¡Feliz cumpleaños, Israel!

Cuando los judíos fundaron Israel en la tierra de sus mayores no podían ni siquiera soñar que setenta años después, aquel proyecto se habría convertido en un país de casi nueve millones de habitantes (entonces eran unos 650.000), con un nivel de vida envidiable (37.292 dólares de PIB per cápita, más que Francia), una temida fuerza militar y una estabilidad política que la convierte en una democracia liberal asentada, la única de la zona.
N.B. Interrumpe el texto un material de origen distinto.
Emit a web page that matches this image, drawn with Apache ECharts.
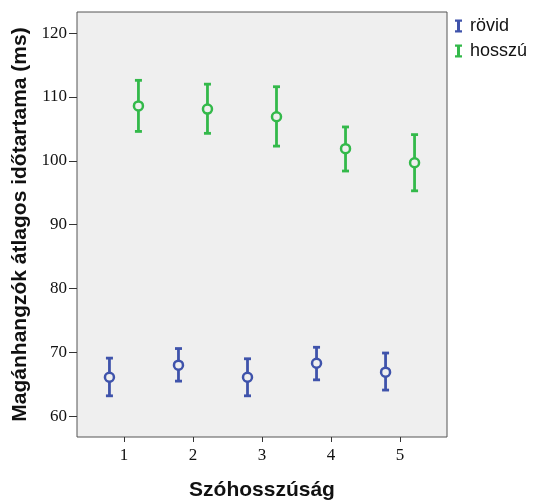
<!DOCTYPE html>
<html>
<head>
<meta charset="utf-8">
<script src="https://cdn.jsdelivr.net/npm/echarts@6/dist/echarts.min.js"></script>
<style>
  html, body { margin: 0; padding: 0; background: #fff; }
  #chart { width: 533px; height: 500px; }
</style>
</head>
<body>
<div id="chart"></div>
<script>
// Word length groups (x axis)
const categories = [1, 2, 3, 4, 5];
const xTickLabels = ['1', '2', '3', '4', '5'];
const yTickValues = [60, 70, 80, 90, 100, 110, 120];

// Short vowels: means and error-bar bounds
const rovidMean = [66.1, 68.0, 66.1, 68.3, 66.9];
const rovidLow  = [63.2, 65.5, 63.2, 65.7, 64.1];
const rovidHigh = [69.1, 70.6, 69.0, 70.8, 69.9];

// Long vowels: means and error-bar bounds
const hosszuMean = [108.6, 108.1, 106.9, 101.9, 99.7];
const hosszuLow  = [104.6, 104.3, 102.3, 98.4, 95.3];
const hosszuHigh = [112.6, 112.0, 111.6, 105.3, 104.1];

const BLUE = '#3f53ab';
const GREEN = '#33b94a';
const SHIFT = 0.21; // side-by-side offset of the two groups within a category

function errorData(shift, low, high) {
  return categories.map((c, i) => [c + shift, low[i], high[i]]);
}
function meanData(shift, mean) {
  return categories.map((c, i) => [c + shift, mean[i]]);
}

function renderErrorBar(color) {
  return function (params, api) {
    const x = api.value(0);
    const top = api.coord([x, api.value(2)]);
    const bot = api.coord([x, api.value(1)]);
    const half = 3.5;
    const style = { stroke: color, lineWidth: 2.8 };
    return {
      type: 'group',
      children: [
        { type: 'line', shape: { x1: top[0], y1: top[1], x2: bot[0], y2: bot[1] }, style },
        { type: 'line', shape: { x1: top[0] - half, y1: top[1], x2: top[0] + half, y2: top[1] }, style },
        { type: 'line', shape: { x1: bot[0] - half, y1: bot[1], x2: bot[0] + half, y2: bot[1] }, style }
      ]
    };
  };
}

// "I"-shaped legend glyph: caps with a thick stem
const legendIcon = 'path://M0,0 H7 V2.2 H5 V10.8 H7 V13 H0 V10.8 H2 V2.2 H0 Z';

const chart = echarts.init(document.getElementById('chart'), null, { renderer: 'canvas' });
chart.setOption({
  animation: false,
  backgroundColor: '#ffffff',
  grid: {
    left: 77, top: 12, right: 86, bottom: 63,
    outerBoundsMode: 'none',
    containLabel: false,
    show: true,
    backgroundColor: '#efefef',
    borderColor: '#555555',
    borderWidth: 1
  },
  legend: {
    left: 455, top: 17,
    padding: 0,
    orient: 'vertical',
    itemWidth: 7, itemHeight: 13,
    itemGap: 7,
    textStyle: { fontFamily: 'Liberation Sans, Arial, sans-serif', fontSize: 18, color: '#111', padding: [0, 0, 0, 3] },
    data: [
      { name: 'rövid', icon: legendIcon, itemStyle: { color: BLUE, borderWidth: 0 } },
      { name: 'hosszú', icon: legendIcon, itemStyle: { color: GREEN, borderWidth: 0 } }
    ]
  },
  xAxis: {
    type: 'value',
    min: 0.32, max: 5.68,
    name: 'Szóhosszúság',
    nameLocation: 'middle',
    nameGap: 43,
    nameTextStyle: { fontFamily: 'Liberation Sans, Arial, sans-serif', fontWeight: 'bold', fontSize: 21, color: '#111' },
    axisLine: { show: false },
    splitLine: { show: false },
    axisTick: { show: true, length: 5, lineStyle: { color: '#333' }, customValues: categories },
    axisLabel: {
      customValues: categories,
      formatter: v => xTickLabels[categories.indexOf(v)] || '',
      margin: 10,
      fontFamily: 'Liberation Serif, Times New Roman, serif', fontSize: 17, color: '#111'
    }
  },
  yAxis: {
    type: 'value',
    min: 56.75, max: 123.3,
    name: 'Magánhangzók átlagos időtartama (ms)',
    nameLocation: 'middle',
    nameGap: 45,
    nameRotate: 90,
    nameTextStyle: { fontFamily: 'Liberation Sans, Arial, sans-serif', fontWeight: 'bold', fontSize: 21, color: '#111' },
    axisLine: { show: false },
    splitLine: { show: false },
    axisTick: { show: true, length: 8, lineStyle: { color: '#333' }, customValues: yTickValues },
    axisLabel: {
      customValues: yTickValues,
      margin: 10,
      fontFamily: 'Liberation Serif, Times New Roman, serif', fontSize: 17, color: '#111'
    }
  },
  series: [
    {
      name: 'rövid', type: 'custom', renderItem: renderErrorBar(BLUE),
      data: errorData(-SHIFT, rovidLow, rovidHigh), itemStyle: { color: BLUE },
      encode: { x: 0, y: [1, 2] }, z: 2
    },
    {
      name: 'hosszú', type: 'custom', renderItem: renderErrorBar(GREEN),
      data: errorData(SHIFT, hosszuLow, hosszuHigh), itemStyle: { color: GREEN },
      encode: { x: 0, y: [1, 2] }, z: 2
    },
    {
      name: 'rövid', type: 'scatter', symbol: 'circle', symbolSize: 9,
      data: meanData(-SHIFT, rovidMean),
      itemStyle: { color: '#efefef', borderColor: BLUE, borderWidth: 2.5, opacity: 1 }, z: 3
    },
    {
      name: 'hosszú', type: 'scatter', symbol: 'circle', symbolSize: 9,
      data: meanData(SHIFT, hosszuMean),
      itemStyle: { color: '#efefef', borderColor: GREEN, borderWidth: 2.5, opacity: 1 }, z: 3
    }
  ]
});
</script>
</body>
</html>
Cierto que incluso los sueños cumplidos más allá de los deseos traen decepciones. Israel iba a ser un paraíso socialista y –no voy a decir que por desgracia- se ha convertido en uno de los países de capitalismo más abierto y puntero (el paro es del 4%, es decir no existe; a cambio la carestía es notable). Tampoco estaba Israel destinado a vivir en estado de tensión perpetua con algunos de sus vecinos y con los palestinos. De haber aceptado el inicial reparto de tierras estos vivirían ahora en su propio Estado. Y no resulta tampoco satisfactoria, aunque por otros motivos, la cuestión de los llamados “colonos”.

Del éxito de Israel sorprenden algunos hechos. La hipermodernidad de la sociedad israelí, con una investigación de punta, universidades entre las más avanzadas del mudo y un tejido empresarial de extraordinario dinamismo contrasta con la voluntad por permanecer fiel a la tradición cultural, es decir religiosa, que la funda y le da sentido. Esto debería haber dado lugar, según el pensamiento vigente en Europa, a una sociedad muy distinta, menos moderna y menos democrática.

No es así, y por si fuera poco los avances han ido acompañados en los últimos años de un cambio social que ha sustituido las elites askenazíes, las que fundaron el Estado de Israel, por un personal político procedente del judaísmo sefardí, más popular, alguno dirá populista, y menos dispuesto a “desacralizar” la realidad israelí. También resulta sorprendente que una sociedad tan obsesionada con la seguridad haya sido capaz de salvaguardar la democracia y el debate interno, siempre apasionado como era de esperar. La conciencia del riesgo ayuda a mantener la libertad de espíritu. Y la exigencia con uno mismo.